Settlement reached in Walworth County raw milk case
The district attorney’s office filed 24 citations against Zinniker Farm, N7399 Bowers Road, charging the sale of non-compliance milk. The citations carry a total maximum penalty of $24,000.
As part of the agreement, the Zinnikers admitted the violations but the case will be held open and they will not be fined.
If Mark and Petra Zinniker were again caught selling raw milk, they would be fined the maximum—$24,000—and would lose their license to sell milk.
According to agriculture officials, 35 people from Walworth, Waukesha and Racine counties were diagnosed with a bacterial infection that causes diarrhea, cramping and vomiting.
All said they had consumed raw milk, and 30 said they got it from Zinniker Farm. Twenty-one victims were under the age of 18, and one was hospitalized. Twenty-seven of the victims were in Walworth and Waukesha counties.
Tests by state officials showed the bacteria from 25 of the patients had a DNA fingerprint matched to bacteria found in feces from cows at the Zinniker farm.
The Zinnikers can no longer sell raw milk, but they can continue to ship their products to a licensed dairy plant for pasteurization.
Assistant District Attorney Zeke Wiedenfeld, who worked out the settlement with the Zinnikers, said the intention is not to punish the farmers.
"We're trying to protect the public and enforce the laws that are in place regarding the sale of raw milk," said Wiedenfeld, who grew up in a small family dairy farm in Lake Mills.
"I don't think there's any intention to make an example out of the Zinnikers. But I do hope it brings awareness to the average farmer that it is illegal to be selling raw milk to people."
Mark and Petra Zinniker, who own and run the farm, did not immediately return phone calls seeking comment Tuesday.
The Zinnikers met with state officials in September, and the Walworth County Judicial Center was flooded with people who obtained raw milk from the Zinnikers and wanted to participate in the meeting. They were not allowed in, so they stayed outside the District Attorney's Office for about two hours, waiting for the Zinnikers to come out.

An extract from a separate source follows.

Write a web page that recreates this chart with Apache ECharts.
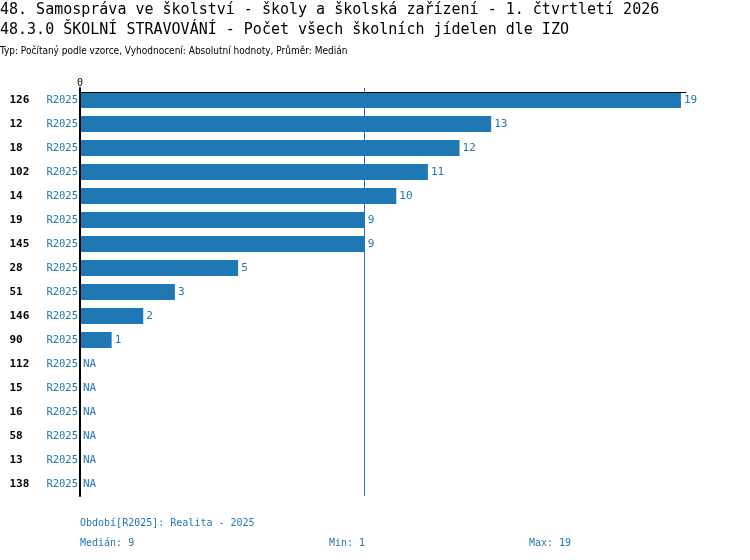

Some said they hadn't been buying raw milk because they obtained it through a cow-share program, in which individuals pay farmers to board their animals. Under the program, one or more individuals own the animals but have no ownership of the farm.
They said the arrangement should make it legal for them to have raw milk because Wisconsin statutes allow farmers and their families to consume their own raw milk—they just can't sell it.
Wiedenfeld said selling raw milk is illegal in Wisconsin, even under a cow-share program.
Wisconsin statutes require individuals to be bona fide owners with a "real financial stake" to get raw milk from a farm, said Donna Gilson, a spokeswoman for the Wisconsin Department of Agriculture, Trade and Consumer Protection.